Our failing institutions
I read Glenn Greenwald’s article, which I blogged, and then by coincidence I started watching Spotlight on Netflix. Talk about an institution failing!
And then I recalled that I had just blogged this article on how we are losing the safety of our public places, and I also just blogged this article on how the Chicago police department is never held accountable for its misdeeds (a failure of two institutions: the police department and the city government (and, for a long time, the media, which still isn’t doing enough)). And just before that one I blogged this article on how homebuilders have successively fought building requirements that would have saved the lives of some of their customers, and have spent millions making sure their customers do not have up-to-date protection against fires. That’s a severe institution failure: an industry, the government, and our state legislatures. They all failed to protect the public.
And the one before that was how we could help fight human trafficking, particularly sex trafficking. (And I have recently seen articles on the upsurge in slavery on a global scale—don’t we care about that any more?)
And also this article on how government emergency services—those responding to 911 calls—are being turned over to private corporations so they can make a profit by cutting costs and services.
There does indeed seem to be a strong pattern of institutional failure far beyond Congress and the Supreme Court. Take, for example, the water quality in Flint MI. Or how the state of Kansas supports public education.
Update: One thing that shows up in watching Spotlight and in reading the report on the Chicago Police Department’s misdeeds is how long the cover-ups persisted. And what broke it loose? I think the Internet. Victims could contact each other, support groups could arise, databases could be built (like the databases of police shootings and of mass killings), and so on. Things can become visible because information no longer has to use a single exit: the mass media (newspapers, magazines, network TV). Now there are millions of exits for information to escape, and social media ensures rapid propagation of information that catches the public interest.
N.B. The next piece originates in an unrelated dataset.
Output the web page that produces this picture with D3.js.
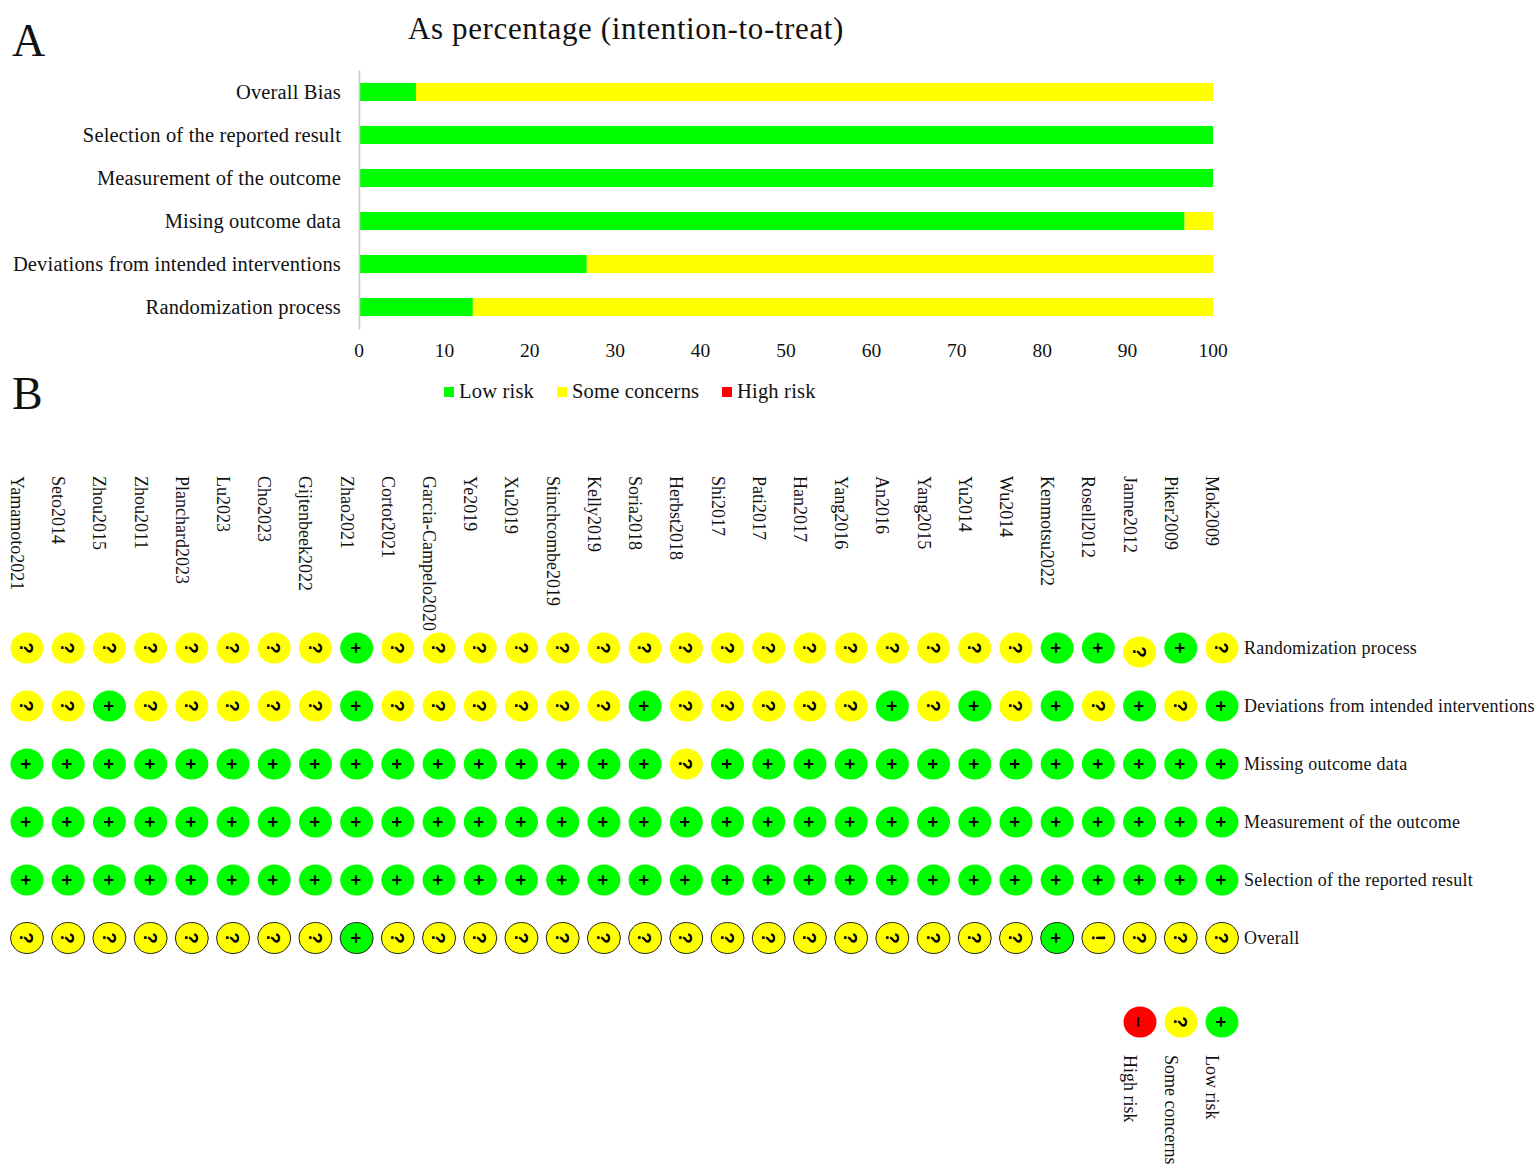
<!DOCTYPE html>
<html>
<head>
<meta charset="utf-8">
<script src="https://cdn.jsdelivr.net/npm/d3@7"></script>
<style>
  html, body { margin: 0; padding: 0; background: #fff; }
  svg { display: block; }
  text { font-family: "Liberation Serif", "Times New Roman", serif; fill: #111; }
  .axis .domain { stroke: #c8c8c8; stroke-width: 1.5; }
  .axis line { display: none; }
</style>
</head>
<body>
<div id="chart"></div>
<script>
// Panel A: percentages per domain
const domains = ["Overall Bias", "Selection of the reported result", "Measurement of the outcome", "Mising outcome data", "Deviations from intended interventions", "Randomization process"];
const lowRisk = [6.67, 100, 100, 96.67, 26.67, 13.33];
const someConcerns = [93.33, 0, 0, 3.33, 73.33, 86.67];
const highRisk = [0, 0, 0, 0, 0, 0];
const xTicks = [0, 10, 20, 30, 40, 50, 60, 70, 80, 90, 100];
const riskLabels = ["Low risk", "Some concerns", "High risk"];

// Panel B: judgements per study, one list per row
const studies = ["Yamamoto2021", "Seto2014", "Zhou2015", "Zhou2011", "Planchard2023", "Lu2023", "Cho2023", "Gijtenbeek2022", "Zhao2021", "Cortot2021", "Garcia-Campelo2020", "Ye2019", "Xu2019", "Stinchcombe2019", "Kelly2019", "Soria2018", "Herbst2018", "Shi2017", "Pati2017", "Han2017", "Yang2016", "An2016", "Yang2015", "Yu2014", "Wu2014", "Kenmotsu2022", "Rosell2012", "Janne2012", "Piker2009", "Mok2009"];
const rowNames = ["Randomization process", "Deviations from intended interventions", "Missing outcome data", "Measurement of the outcome", "Selection of the reported result", "Overall"];
const randomization = ["?","?","?","?","?","?","?","?","+","?","?","?","?","?","?","?","?","?","?","?","?","?","?","?","?","+","+","?","+","?"];
const deviations    = ["?","?","+","?","?","?","?","?","+","?","?","?","?","?","?","+","?","?","?","?","?","+","?","+","?","+","?","+","?","+"];
const missing       = ["+","+","+","+","+","+","+","+","+","+","+","+","+","+","+","+","?","+","+","+","+","+","+","+","+","+","+","+","+","+"];
const measurement   = ["+","+","+","+","+","+","+","+","+","+","+","+","+","+","+","+","+","+","+","+","+","+","+","+","+","+","+","+","+","+"];
const selection     = ["+","+","+","+","+","+","+","+","+","+","+","+","+","+","+","+","+","+","+","+","+","+","+","+","+","+","+","+","+","+"];
const overall       = ["?","?","?","?","?","?","?","?","+","?","?","?","?","?","?","?","?","?","?","?","?","?","?","?","?","+","!","?","?","?"];
const judgements = [randomization, deviations, missing, measurement, selection, overall];
const keyItems = [["\u2013", "High risk"], ["?", "Some concerns"], ["+", "Low risk"]];

const GREEN = "#00ff00", YELLOW = "#ffff00", RED = "#ff0000";
const judgeFill = { "+": GREEN, "?": YELLOW, "!": YELLOW, "\u2013": RED };

const svg = d3.select("#chart").append("svg")
  .attr("width", 1535).attr("height", 1165);

// Panel letters and title
svg.append("text").attr("x", 12).attr("y", 56).attr("font-size", 46).text("A");
svg.append("text").attr("x", 12).attr("y", 409).attr("font-size", 46).text("B");
svg.append("text").attr("x", 408).attr("y", 38.5).attr("font-size", 31).attr("letter-spacing", 0.62)
  .text("As percentage (intention-to-treat)");

// --- Panel A ---
const x = d3.scaleLinear().domain([0, 100]).range([359, 1213]);
const y = d3.scaleBand().domain(domains).range([70, 329]).paddingInner(0.58).paddingOuter(0.3);

const stacked = domains.map((d, i) => ({ name: d, values: [lowRisk[i], someConcerns[i], highRisk[i]] }));
const colours = [GREEN, YELLOW, RED];

stacked.forEach(row => {
  let start = 0;
  row.values.forEach((v, k) => {
    svg.append("rect")
      .attr("x", x(start)).attr("y", y(row.name))
      .attr("width", x(start + v) - x(start)).attr("height", y.bandwidth())
      .attr("fill", colours[k]);
    start += v;
  });
});

svg.append("g").attr("class", "axis")
  .attr("transform", "translate(359,0)")
  .call(d3.axisLeft(y).tickSize(0).tickSizeOuter(0).tickPadding(18))
  .call(g => g.selectAll("text").attr("font-size", 20.5).attr("font-family", null).attr("letter-spacing", 0.17).attr("dy", "0.32em"));

svg.append("g").attr("class", "axis")
  .attr("transform", "translate(-0.5,329)")
  .call(d3.axisBottom(x).tickValues(xTicks).tickSize(0).tickPadding(14))
  .call(g => g.select(".domain").remove())
  .call(g => g.selectAll("text").attr("font-size", 19.5).attr("font-family", null));

// Legend under the bars
const legendX = d3.scaleOrdinal().domain(riskLabels).range([444, 557, 722]);
riskLabels.forEach((label, i) => {
  svg.append("rect").attr("x", legendX(label)).attr("y", 387).attr("width", 10).attr("height", 10).attr("fill", colours[i]);
  svg.append("text").attr("x", legendX(label) + 15).attr("y", 398).attr("font-size", 20.5).attr("letter-spacing", 0.2).text(label);
});

// --- Panel B ---
const col = d3.scalePoint().domain(studies).range([27, 1222]);
const row = d3.scalePoint().domain(rowNames).range([648, 938]);

function drawMark(g, cx, cy, code, outlined) {
  g.append("ellipse")
    .attr("cx", cx).attr("cy", cy).attr("rx", 16.5).attr("ry", 15.5)
    .attr("fill", judgeFill[code])
    .attr("stroke", outlined ? "#222" : "none").attr("stroke-width", 1);
  g.append("text")
    .attr("transform", `translate(${cx},${cy}) rotate(90)`)
    .attr("text-anchor", "middle").attr("dy", "0.36em")
    .attr("font-size", 19).attr("font-weight", 700)
    .style("font-family", "'Liberation Sans', Arial, sans-serif")
    .style("fill", "#000")
    .text(code);
}

const marks = svg.append("g");
rowNames.forEach((name, r) => {
  studies.forEach((study, c) => {
    // Janne2012 sits a little low in the first row of the source figure
    const nudge = (r === 0 && study === "Janne2012") ? 4 : 0;
    drawMark(marks, col(study), row(name) + nudge, judgements[r][c], name === "Overall");
  });
  svg.append("text").attr("x", 1244).attr("y", row(name)).attr("dy", "0.32em")
    .attr("font-size", 18).attr("letter-spacing", 0.22).text(name);
});

studies.forEach(study => {
  svg.append("text")
    .attr("transform", `translate(${col(study) - 16},476) rotate(90)`)
    .attr("font-size", 18).text(study);
});

// Key, bottom right
const keyX = d3.scalePoint().domain(keyItems.map(d => d[1])).range([1140, 1222]);
keyItems.forEach(([code, label]) => {
  drawMark(marks, keyX(label), 1022, code, false);
  svg.append("text")
    .attr("transform", `translate(${keyX(label) - 16},1055) rotate(90)`)
    .attr("font-size", 18).text(label);
});
</script>
</body>
</html>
Update 2: More examples of failing institutions:
The private-prison industry: a long and very interesting report in Mother Jones, including some video. And see also this $2 billion fine for having a wood pile on your property, another result of privatizing the criminal-justice system.
David Dayen in TPM points out “Why the Private Prison Industry is About so Much More Than Prisons.”
The government has failed to care for the mentally ill at the city, county, state, and federal level: a new Boston Globe series from the Spotlight team.